My own guideline: A means the movie is so good it will appeal to you even if you hate the genre. B means the movie is not good enough to win you over if you hate the genre, but is good enough to do so if you have an open mind about this type of film. C means it will only appeal to genre addicts, and has no crossover appeal. (C+ means it has no crossover appeal, but will be considered excellent by genre fans, while C- indicates that it we found it to be a poor movie although genre addicts find it watchable). D means you'll hate it even if you like the genre. E means that you'll hate it even if you love the genre. F means that the film is not only unappealing across-the-board, but technically inept as well. Any film rated C- or better is recommended for fans of that type of film. Any film rated B- or better is recommended for just about anyone. We don't score films below C- that often, because we like movies and we think that most of them have at least a solid niche audience. Now that you know that, you should have serious reservations about any movie below C-.

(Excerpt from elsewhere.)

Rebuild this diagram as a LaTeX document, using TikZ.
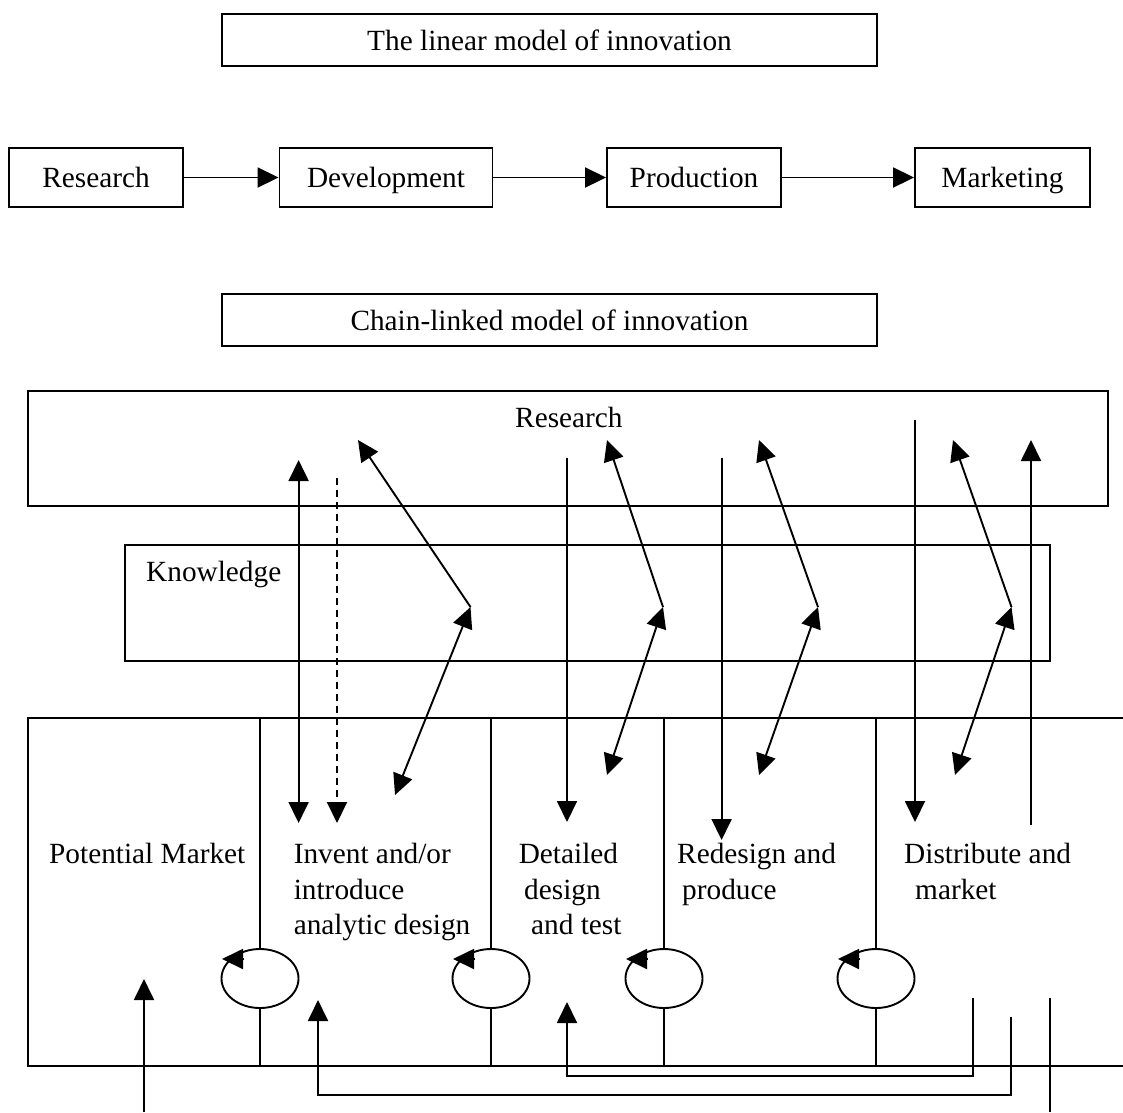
\documentclass[tikz,border=0pt]{standalone}
\usepackage{fontspec}
\setmainfont{Liberation Serif}
\usetikzlibrary{arrows.meta,shapes.geometric,calc}
\begin{document}
\begin{tikzpicture}[x=1pt,y=-1pt,
  every node/.style={font=\fontsize{29.3}{35}\selectfont},
  ln/.style={line width=1.9pt},
  box/.style={draw, line width=1.9pt, inner sep=0pt, text height=24pt, text depth=4pt},
  txt/.style={anchor=base west, inner sep=0pt},
  arr/.style={ln, -{Triangle[length=21pt 0 0,width=20pt 0 0]}},
  dbl/.style={ln, {Triangle[length=21pt 0 0,width=20pt 0 0]}-{Triangle[length=21pt 0 0,width=20pt 0 0]}},
  loopnode/.style={draw, ellipse, line width=1.9pt, minimum width=77pt, minimum height=59pt, inner sep=0pt}
]
\useasboundingbox (0,0) rectangle (1123,1112);

% ---- linear model ----
\node[box, minimum width=655pt, minimum height=52pt] (lintitle) at (549.5,40) {The linear model of innovation};
\node[box, minimum width=174pt, minimum height=59pt] (r1) at (96,177.5) {Research};
\node[box, minimum width=213pt, minimum height=59pt] (d1) at (386,177.5) {Development};
\node[box, minimum width=174pt, minimum height=59pt] (p1) at (694,177.5) {Production};
\node[box, minimum width=175pt, minimum height=59pt] (m1) at (1002.5,177.5) {Marketing};
\draw[arr] (r1) -- (d1);
\draw[arr] (d1) -- (p1);
\draw[arr] (p1) -- (m1);

% ---- chain-linked model ----
\node[box, minimum width=655pt, minimum height=52pt] (chaintitle) at (549.5,320) {Chain-linked model of innovation};

\node[box, minimum width=1080pt, minimum height=115pt] (resbox) at (568,448.5) {};
\node[txt] (restext) at (515,427) {Research};
\node[box, minimum width=925pt, minimum height=116pt] (knowbox) at (587.5,603) {};
\node[txt] (knowtext) at (146,581.5) {Knowledge};

% bottom box (open on the right)
\draw[ln] (1123,718) -- (28,718) -- (28,1066) -- (1123,1066);

% loops and dividers
\foreach \cx/\n in {260/1,491/2,664/3,876/4}{
  \node[loopnode] (loop\n) at (\cx,978.5) {};
  \draw[ln] (loop\n.north) -- (\cx,718);
  \draw[ln] (loop\n.south) -- (\cx,1066);
  \draw[arr] ($(loop\n.center)+(-16,-19.5)$) -- ($(loop\n.center)+(-38,-19.5)$);
}

% stage texts
\node[txt] (pm) at (49,863) {Potential Market};
\node[txt] (inv1) at (293.6,863) {Invent and/or};
\node[txt] (inv2) at (293.6,899) {introduce};
\node[txt] (inv3) at (293.6,934) {analytic design};
\node[txt] (det1) at (518.6,863) {Detailed};
\node[txt] (det2) at (524,899) {design};
\node[txt] (det3) at (531,934) {and test};
\node[txt] (red1) at (677,863) {Redesign and};
\node[txt] (red2) at (682,899) {produce};
\node[txt] (dis1) at (904,863) {Distribute and};
\node[txt] (dis2) at (915,899) {market};

% vertical links
\coordinate (v1t) at (298.6,460); \coordinate (v1b) at (298.6,823);
\draw[dbl] (v1b) -- (v1t);
\coordinate (v2t) at (337,478); \coordinate (v2b) at (337,823);
\draw[arr, dashed, dash pattern=on 7pt off 5pt] (v2t) -- (v2b);
\coordinate (v3t) at (567,458); \coordinate (v3b) at (567,822);
\draw[arr] (v3t) -- (v3b);
\coordinate (v4t) at (721.6,458); \coordinate (v4b) at (721.6,840);
\draw[arr] (v4t) -- (v4b);
\coordinate (v5t) at (915,420); \coordinate (v5b) at (915,822);
\draw[arr] (v5t) -- (v5b);
\coordinate (v6t) at (1031,440); \coordinate (v6b) at (1031,825);
\draw[arr] (v6b) -- (v6t);

% diagonal research-knowledge-stage links
\foreach \rx/\vx/\bx/\by/\n in {358/470.5/395/795/1, 607/663/607/775/2, 759/818/759/775/3, 953/1011.5/955/775/4}{
  \coordinate (dr\n) at (\rx,440);
  \coordinate (dv\n) at (\vx,607);
  \coordinate (db\n) at (\bx,\by);
  \draw[arr] (dv\n) -- (dr\n);
  \draw[dbl] (db\n) -- (dv\n);
}

% feedback links at the bottom
\coordinate (f1s) at (973,998); \coordinate (f1e) at (567,1002);
\draw[arr] (f1s) -- ++(0,78) -| (f1e);
\coordinate (f2s) at (1011,1017); \coordinate (f2e) at (318,1000);
\draw[arr] (f2s) -- ++(0,78) -| (f2e);
\coordinate (f3s) at (1050,998); \coordinate (f3e) at (1050,1112);
\draw[ln] (f3s) -- (f3e);
\coordinate (pmb) at (144,1112); \coordinate (pmt) at (144,979);
\draw[arr] (pmb) -- (pmt);
\end{tikzpicture}
\end{document}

Based on this description, this is a C-. Tuna says, "There are rewards for watching it if gypsies and naked women appeal to you". Scoop says, "Claire Forlani is among the most beautiful women I have ever seen, and she was 19 when this movie was lensed. That alone is a decent reason to watch. If you are female or a gay male, the film is an E or even an F, since Claire's charms are the film's whole raison d'etre. The shots in the gypsy encampment are colorful and exotic. Of course, so is the NBC Peacock, but you probably don't want to watch that for 87 minutes. And that's probably more entertaining than this film (except for Claire, of course)."